|Continent||Central and Latin America|
|Date||3 Feb 2009|
The Great American Chaco is a mosaic of environments with the most extensive forests after Amazonia. Its 1.3 million km2 area comprises sectors of four countries: Argentina, Paraguay, Bolivia and Brazil. These forests have been subjected to intense human-induced modification, such as logging, fire and overgrazing. At least 80% of the original "Chaco" forest area in the province of Crodoba, Argentina, has been lost. However, the response of amphibian communities to the loss of Chaco forest has not been evaluated yet. Understanding the habitat-anuran amphibian relationship becomes essential, since this vertebrate group is highly sensitive to man-induced habitat changes and has undergone alarming declines in the last years.
Intensive surveys of 40 temporary and permanent ponds during the anuran breeding season will be conducted. Ponds will be inspected at nigth and all adult amphibians will be counted. A two-minute call record to record the number of males in vocalization activity will be conducted at each site. To determine the local breeding habitat at each breeding site we will measure habitat characteristics of ponds (i.e., water quality, type of vegetation, bare soil area). Variables at each site at landscape level will be measured using satellite images. Landscape and local habitat variables will be used to know the importance of these on amphibian diversity and richness.

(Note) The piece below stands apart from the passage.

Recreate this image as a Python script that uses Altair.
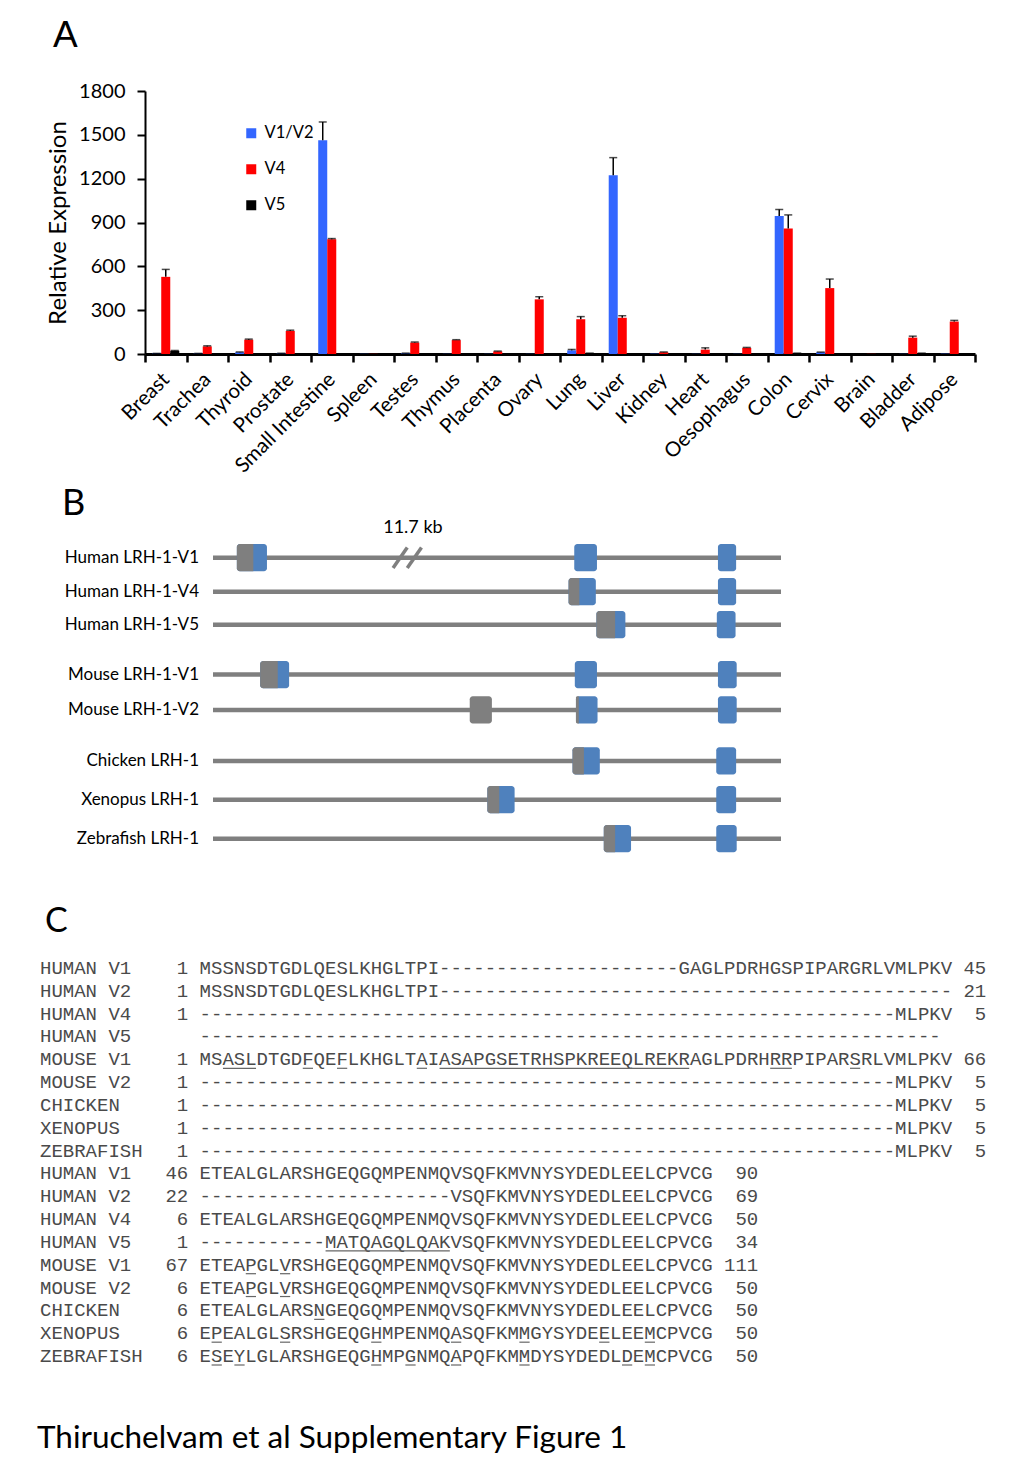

This project will provide a first quantitative evaluation of the effect of deforestation of Argentine arid woodlands on anuran fauna; the project will also show the current situation about changes associated with forest structure and quality that affect community species abundances. The project will also contribute with valuable information on the species-habitat relationship at different scales; such information will allow us to generate predictive models that will be useful management tools for government decision makers on the management of these fragile and threatened forests. Moreover, our work will be an important contribution to the knowledge of the biology of amphibian species present in the region, since many of them are endemic to the Chaco region and their conservation status is critical.
The information obtained will make an important contribution to the development of conservation strategies and management recommendations for policy makers, administrators, park rangers, forest industries and local people to assure the long-term survival of this amphibian communities and their threatened habitat.